Torah Learning

Torah Learning in a Hesder Yeshiva

In Israel today you can find somewhere between 50 – 70 different Yeshivot Hesder. All of them offer Torah learning on a high level just like any Yeshiva in Israel. The main focus is on Talmudic studies and Jewish Law (halacha). But many Yeshivot Hesder also put extra emphasize on Tanach studies and Jewish moral and ethics. What separates a Hesder Yeshiva from other Yeshivot is the unique Hesder program that is available. A Hesder program is a special program where religious young men combine yeshiva studies and active army service. This is a five-years-long program where the students spend about 18 months in active army service and 42 months in the Yeshiva.
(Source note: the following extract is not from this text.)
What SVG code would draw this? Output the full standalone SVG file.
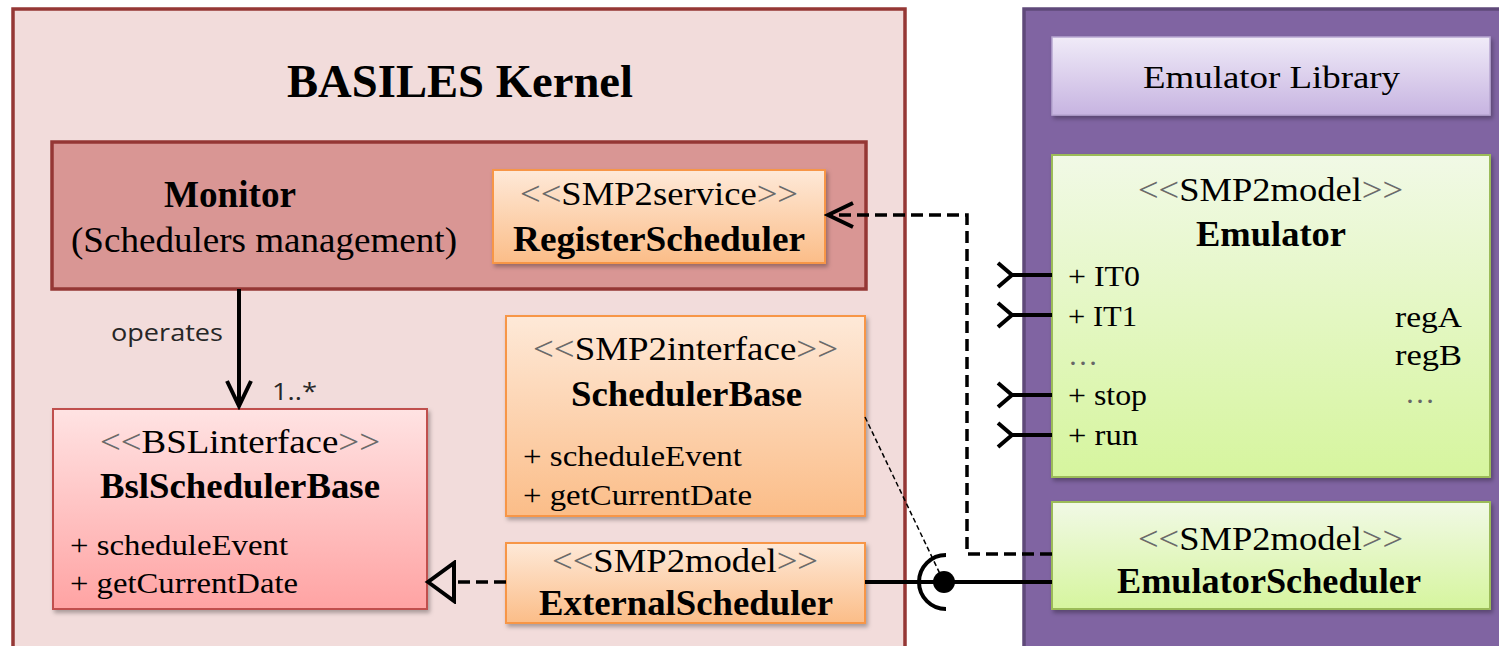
<svg xmlns="http://www.w3.org/2000/svg" width="1499" height="646" viewBox="0 0 1499 646">
  <style>
    .serif { font-family: "Liberation Serif", "Times New Roman", serif; fill: #000; }
    .title { font-size: 47px; font-weight: bold; }
    .cls { font-size: 36px; font-weight: bold; }
    .stereo { font-size: 33px; }
    .member { font-size: 30px; }
    .ang { fill: #6a6a6a; }
    .dots { fill: #666; }
    .sans { font-family: "Open Sans", "Liberation Sans", sans-serif; font-size: 24px; fill: #262626; }
    .kernel { fill: #f2dcdb; stroke: #953735; stroke-width: 3.5; }
    .monitor { fill: #d99694; stroke: #953735; stroke-width: 3.5; }
    .orange { fill: url(#gOrange); stroke: #f79646; stroke-width: 2; filter: url(#shadow); }
    .pink { fill: url(#gPink); stroke: #c0504d; stroke-width: 2; filter: url(#shadow); }
    .green { fill: url(#gGreen); stroke: #9bbb59; stroke-width: 2; filter: url(#shadow); }
    .lib { fill: #8064a2; stroke: #5f497a; stroke-width: 3.5; }
    .libhead { fill: url(#gLav); stroke: #b7a6d1; stroke-width: 1.5; filter: url(#shadow); }
    .solid { fill: none; stroke: #000; stroke-width: 4; }
    .dash { fill: none; stroke: #000; stroke-width: 3.5; stroke-dasharray: 12 6; }
    .thin { fill: none; stroke: #000; stroke-width: 1.5; stroke-dasharray: 5 3; }
  </style>
  <defs>
    <linearGradient id="gOrange" x1="0" y1="0" x2="0" y2="1">
      <stop offset="0" stop-color="#fee9d8"/>
      <stop offset="1" stop-color="#fbbd88"/>
    </linearGradient>
    <linearGradient id="gPink" x1="0" y1="0" x2="0" y2="1">
      <stop offset="0" stop-color="#ffe3e3"/>
      <stop offset="1" stop-color="#ffa3a3"/>
    </linearGradient>
    <linearGradient id="gGreen" x1="0" y1="0" x2="0" y2="1">
      <stop offset="0" stop-color="#f1f9e6"/>
      <stop offset="1" stop-color="#d6f59e"/>
    </linearGradient>
    <linearGradient id="gLav" x1="0" y1="0" x2="0" y2="1">
      <stop offset="0" stop-color="#f0ebf8"/>
      <stop offset="1" stop-color="#c7b4e1"/>
    </linearGradient>
    <filter id="shadow" x="-5%" y="-10%" width="115%" height="130%">
      <feDropShadow dx="2" dy="3" stdDeviation="2" flood-color="#000" flood-opacity="0.3"/>
    </filter>
    <!-- open V arrowhead for navigable association / dependency -->
    <marker id="openArrow" viewBox="-30 -16 34 32" refX="0" refY="0" markerWidth="34" markerHeight="32" markerUnits="userSpaceOnUse" orient="auto">
      <path d="M-25,-12 L0,0 L-25,12" fill="none" stroke="#000" stroke-width="4" stroke-linejoin="miter"/>
    </marker>
    <!-- hollow triangle for realization -->
    <marker id="hollowTri" viewBox="-30 -22 34 44" refX="0" refY="0" markerWidth="34" markerHeight="44" markerUnits="userSpaceOnUse" orient="auto">
      <path d="M0,0 L-26,-19 L-26,19 Z" fill="#f2dcdb" stroke="#000" stroke-width="4" stroke-linejoin="miter"/>
    </marker>
    <!-- required-interface port stub -->
    <path id="port" d="M-14,-12 L0,0 L-14,12 M0,0 H40" fill="none" stroke="#000" stroke-width="4"/>
  </defs>

  <rect width="1499" height="646" fill="#fff"/>

  <!-- BASILES kernel package -->
  <g id="kernel">
    <rect class="kernel" x="13" y="9" width="892" height="660"/>
    <text class="serif title" x="287" y="97" textLength="346" lengthAdjust="spacingAndGlyphs">BASILES Kernel</text>
  </g>

  <!-- emulator library package -->
  <g id="emulator-library">
    <rect class="lib" x="1024" y="9" width="500" height="660"/>
    <rect class="libhead" x="1052" y="37" width="438" height="78"/>
    <text class="serif" style="font-size:32px" x="1143" y="88" textLength="257" lengthAdjust="spacingAndGlyphs">Emulator Library</text>
  </g>

  <g id="monitor">
    <rect class="monitor" x="52" y="142" width="814" height="147"/>
    <text class="serif" style="font-size:37px;font-weight:bold" x="164" y="207" textLength="132" lengthAdjust="spacingAndGlyphs">Monitor</text>
    <text class="serif" style="font-size:35px" x="71" y="252" textLength="386" lengthAdjust="spacingAndGlyphs">(Schedulers management)</text>
  </g>

  <g id="register-scheduler">
    <rect class="orange" x="493" y="170" width="332" height="93"/>
    <text class="serif stereo" x="520" y="205" textLength="278" lengthAdjust="spacingAndGlyphs"><tspan class="ang">&lt;&lt;</tspan>SMP2service<tspan class="ang">&gt;&gt;</tspan></text>
    <text class="serif cls" x="513" y="251" textLength="292" lengthAdjust="spacingAndGlyphs">RegisterScheduler</text>
  </g>

  <g id="bsl-scheduler-base">
    <rect class="pink" x="53" y="409" width="374" height="200"/>
    <text class="serif stereo" x="100" y="453" textLength="280" lengthAdjust="spacingAndGlyphs"><tspan class="ang">&lt;&lt;</tspan>BSLinterface<tspan class="ang">&gt;&gt;</tspan></text>
    <text class="serif cls" x="100" y="498" textLength="280" lengthAdjust="spacingAndGlyphs">BslSchedulerBase</text>
    <text class="serif member" x="70" y="555" textLength="218" lengthAdjust="spacingAndGlyphs">+ scheduleEvent</text>
    <text class="serif member" x="70" y="593" textLength="228" lengthAdjust="spacingAndGlyphs">+ getCurrentDate</text>
  </g>

  <g id="scheduler-base">
    <rect class="orange" x="506" y="316" width="359" height="200"/>
    <text class="serif stereo" x="533" y="360" textLength="305" lengthAdjust="spacingAndGlyphs"><tspan class="ang">&lt;&lt;</tspan>SMP2interface<tspan class="ang">&gt;&gt;</tspan></text>
    <text class="serif cls" x="571" y="406" textLength="231" lengthAdjust="spacingAndGlyphs">SchedulerBase</text>
    <text class="serif member" x="523" y="466" textLength="219" lengthAdjust="spacingAndGlyphs">+ scheduleEvent</text>
    <text class="serif member" x="523" y="505" textLength="229" lengthAdjust="spacingAndGlyphs">+ getCurrentDate</text>
  </g>

  <g id="external-scheduler">
    <rect class="orange" x="506" y="543" width="359" height="80"/>
    <text class="serif stereo" x="552" y="572" textLength="266" lengthAdjust="spacingAndGlyphs"><tspan class="ang">&lt;&lt;</tspan>SMP2model<tspan class="ang">&gt;&gt;</tspan></text>
    <text class="serif cls" x="539" y="615" textLength="294" lengthAdjust="spacingAndGlyphs">ExternalScheduler</text>
  </g>

  <g id="emulator">
    <rect class="green" x="1052" y="155" width="438" height="322"/>
    <text class="serif stereo" x="1138" y="201" textLength="265" lengthAdjust="spacingAndGlyphs"><tspan class="ang">&lt;&lt;</tspan>SMP2model<tspan class="ang">&gt;&gt;</tspan></text>
    <text class="serif cls" x="1196" y="246" textLength="150" lengthAdjust="spacingAndGlyphs">Emulator</text>
    <text class="serif member" x="1068" y="286" textLength="72" lengthAdjust="spacingAndGlyphs">+ IT0</text>
    <text class="serif member" x="1068" y="326" textLength="69" lengthAdjust="spacingAndGlyphs">+ IT1</text>
    <text class="serif member dots" x="1068" y="365">…</text>
    <text class="serif member" x="1068" y="405" textLength="79" lengthAdjust="spacingAndGlyphs">+ stop</text>
    <text class="serif member" x="1068" y="445" textLength="70" lengthAdjust="spacingAndGlyphs">+ run</text>
    <text class="serif member" x="1395" y="327" textLength="67" lengthAdjust="spacingAndGlyphs">regA</text>
    <text class="serif member" x="1395" y="365" textLength="67" lengthAdjust="spacingAndGlyphs">regB</text>
    <text class="serif member dots" x="1405" y="403">…</text>
  </g>

  <g id="emulator-scheduler">
    <rect class="green" x="1052" y="502" width="438" height="107"/>
    <text class="serif stereo" x="1138" y="550" textLength="265" lengthAdjust="spacingAndGlyphs"><tspan class="ang">&lt;&lt;</tspan>SMP2model<tspan class="ang">&gt;&gt;</tspan></text>
    <text class="serif cls" x="1117" y="593" textLength="304" lengthAdjust="spacingAndGlyphs">EmulatorScheduler</text>
  </g>

  <g id="connectors">
    <!-- Monitor operates 1..* schedulers -->
    <path class="solid" d="M239,289 V406" marker-end="url(#openArrow)"/>
    <text class="sans" x="111" y="341" textLength="112" lengthAdjust="spacingAndGlyphs">operates</text>
    <text class="sans" x="272" y="400" textLength="45" lengthAdjust="spacingAndGlyphs">1..*</text>

    <!-- EmulatorScheduler registers through the service -->
    <path class="dash" d="M1052,554 H967 V215 H828" marker-end="url(#openArrow)"/>

    <!-- ExternalScheduler realizes BslSchedulerBase -->
    <path class="dash" d="M506,582 H428" marker-end="url(#hollowTri)"/>

    <!-- assembly between ExternalScheduler and EmulatorScheduler -->
    <path class="solid" d="M865,582 H1052"/>
    <path class="solid" d="M946,555 A27,27 0 0,0 946,609"/>
    <circle cx="944" cy="582" r="11" fill="#000"/>
    <path class="thin" d="M865,417 L942,578"/>

    <!-- required ports on the Emulator -->
    <use href="#port" x="1012" y="275"/>
    <use href="#port" x="1012" y="315"/>
    <use href="#port" x="1012" y="395"/>
    <use href="#port" x="1012" y="435"/>
  </g>
</svg>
Torah Learning to become a Rabbi

A number of Hesder Yeshivot offers their students a learning program called Smicha-program which is a preparation program for the “Semicha of the Rabbanut”. Semicha of the Rabbanut is many different exams that you have to pass to become a “Certified” Rabbi from the Israeli Chief Rabbinate. Usually, this program is for married students in the Hesder Yeshiva after they finish their active army service. They are part of the Kollel, and it is very common that they receive a stipend when they are learning in the Smicha program. To learn all material for the Rabbanut tests takes many years, so many of the students spend up to 7 – 10 years in Yeshiva before receiving Smicha from the Rabbanut. Many of the Rabbinical students also receive a teaching certificate from a teachers’ institute recognized by the Ministry of Education.

Torah Learning in English

Many Yeshivot Hesder offers Torah Learning in English. The English programs are separate from the regular Hesder program and often it is not very much interaction between the Israeli students and the students from abroad. The Rabbis and other teachers involved with the overseas students are usually only English speakers, but some Yeshivot makes an extra effort to even teach Torah in Hebrew to students from abroad. Some Yeshivot do make a great effort to make sure that the overseas students have a learning session (chavruta) with an Israeli student at least a couple of times a week. Most yeshivot also offer Hebrew language classes several times a week for the students to pick up basic spoken Hebrew. This is also one of the requirements of MASA. Several yeshivot even offer a 2nd-year program for English speakers if they can´t integrate into the regular Hesder program.